58 years ago the Bronx Zoo installed an exhibit called “The Most Dangerous Animal In The World”. It was between the Mountain Gorilla and Orangutan cages. The exhibit was a barred mirror with an inscription below it — “This animal, increasing at a rate of 190,000 every 24 hours, is the only creature that has ever killed off entire species of other animals. Now it has achieved the power to wipe out all life on Earth.”
In short, Bronx Zoo management had detoured into a vein of misanthropic contemplation — an exhibit that basically said “look at yourselves” and “think it over.” And that was during the Kennedy years. It was perhaps appropriate that I experienced a similar moment of Bronx Zoo insight a few years later.
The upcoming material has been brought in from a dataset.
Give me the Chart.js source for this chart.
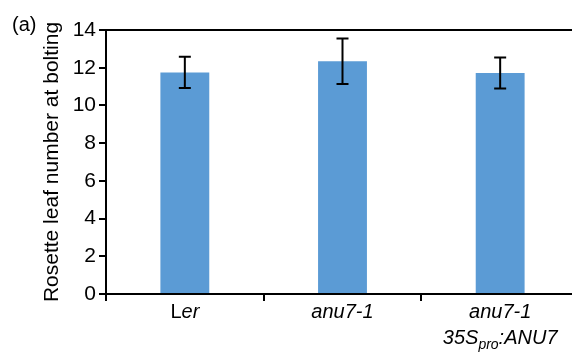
<!DOCTYPE html>
<html>
<head>
<meta charset="utf-8">
<script src="https://cdn.jsdelivr.net/npm/chart.js@4.4.0/dist/chart.umd.min.js"></script>
<style>
  html, body { margin: 0; padding: 0; background: #fff; overflow: hidden; }
  #wrap { position: relative; width: 580px; height: 354px; }
</style>
</head>
<body>
<div id="wrap"><canvas id="leafChart"></canvas></div>
<script>
// values
const categories = ["Ler", "anu7-1", "anu7-1 35Spro:ANU7"];
const leafMeans = [11.75, 12.34, 11.72];
const leafErrors = [0.83, 1.21, 0.82];
const yTicks = [0, 2, 4, 6, 8, 10, 12, 14];

const FONT = "'Liberation Sans', Arial, Helvetica, sans-serif";

// how each category label is typeset (upright / italic / subscript runs, one list per line)
function labelLines(label) {
  if (label === "Ler") return [[["L", "n"], ["er", "i"]]];
  if (label === "anu7-1") return [[["anu7-1", "i"]]];
  return [[["anu7-1", "i"]], [["35S", "i"], ["pro", "sub"], [":ANU7", "i"]]];
}

function runFont(style) {
  if (style === "sub") return "italic 14px " + FONT;
  if (style === "i") return "italic 20px " + FONT;
  return "20px " + FONT;
}

// error bars
const errorBarPlugin = {
  id: "errorBars",
  afterDatasetsDraw(chart) {
    const ctx = chart.ctx;
    const meta = chart.getDatasetMeta(0);
    const y = chart.scales.y;
    ctx.save();
    ctx.strokeStyle = "#000";
    ctx.lineWidth = 2;
    meta.data.forEach((bar, i) => {
      const top = y.getPixelForValue(leafMeans[i] + leafErrors[i]);
      const bot = y.getPixelForValue(leafMeans[i] - leafErrors[i]);
      ctx.beginPath();
      ctx.moveTo(bar.x, top);
      ctx.lineTo(bar.x, bot);
      ctx.moveTo(bar.x - 6, top);
      ctx.lineTo(bar.x + 6, top);
      ctx.moveTo(bar.x - 6, bot);
      ctx.lineTo(bar.x + 6, bot);
      ctx.stroke();
    });
    ctx.restore();
  },
};

// category labels with mixed styles, plus the panel letter
const labelPlugin = {
  id: "richLabels",
  afterDraw(chart) {
    const ctx = chart.ctx;
    const x = chart.scales.x;
    const base = chart.chartArea.bottom;
    ctx.save();
    ctx.fillStyle = "#000";
    ctx.textBaseline = "alphabetic";
    ctx.textAlign = "left";
    categories.forEach((cat, i) => {
      const cx = x.getPixelForValue(i);
      labelLines(cat).forEach((runs, li) => {
        let w = 0;
        runs.forEach((r) => {
          ctx.font = runFont(r[1]);
          w += ctx.measureText(r[0]).width;
        });
        let px = cx - w / 2;
        const by = base + 24 + li * 26;
        runs.forEach((r) => {
          ctx.font = runFont(r[1]);
          ctx.fillText(r[0], px, r[1] === "sub" ? by + 5 : by);
          px += ctx.measureText(r[0]).width;
        });
      });
    });
    ctx.font = "20px " + FONT;
    ctx.textBaseline = "middle";
    ctx.fillText("(a)", 12, 25);
    ctx.restore();
  },
};

new Chart(document.getElementById("leafChart"), {
  type: "bar",
  data: {
    labels: categories,
    datasets: [
      {
        label: "Rosette leaf number",
        data: leafMeans,
        backgroundColor: "#5b9bd5",
        borderWidth: 0,
        categoryPercentage: 1,
        barPercentage: 0.31,
      },
    ],
  },
  options: {
    responsive: true,
    maintainAspectRatio: false,
    animation: false,
    layout: {
      padding: { top: 22, bottom: 53, left: 0, right: 1 },
    },
    plugins: {
      legend: { display: false },
      tooltip: { enabled: false },
    },
    scales: {
      x: {
        position: "bottom",
        grid: {
          display: true,
          drawOnChartArea: false,
          offset: true,
          tickLength: 7,
          lineWidth: 2,
          color: "#000",
        },
        border: { display: true, color: "#000", width: 2 },
        ticks: { display: false },
      },
      xTop: {
        type: "category",
        position: "top",
        labels: categories,
        grid: { display: false },
        border: { display: true, color: "#000", width: 2 },
        ticks: { display: false },
      },
      y: {
        min: 0,
        max: 14,
        afterBuildTicks: (scale) => {
          scale.ticks = yTicks.map((v) => ({ value: v }));
        },
        afterFit: (scale) => {
          scale.width = 106;
        },
        grid: {
          drawOnChartArea: false,
          tickLength: 7,
          lineWidth: 2,
          color: "#000",
        },
        border: { display: true, color: "#000", width: 2 },
        ticks: {
          color: "#000",
          padding: 3,
          font: { family: FONT, size: 21 },
        },
        title: {
          display: true,
          text: "Rosette leaf number at bolting",
          color: "#000",
          font: { family: FONT, size: 21 },
          padding: { top: 40, bottom: 0 },
        },
      },
    },
  },
  plugins: [errorBarPlugin, labelPlugin],
});
</script>
</body>
</html>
I was there with four or five friends sometime around ’71 or thereabouts, and we were all fairly ripped. And I was hit with my first “holy shit” realization about the nature of borough people — suddenly confronted with the fact that average families were icky and unrefined (not elegant, pot-bellied, compulsive junk-food inhalers) and poorly dressed (shorts, sandals, loud shirts, pork-pie hats) and not the sort of folks that, say, the Kennedy family might not invite over for brunch in Hyannisport.
I remember huddling with three or four friends who were mulling the exact same impressions, and we were all shaking our heads and muttering “Jesus, look at these people…wow.”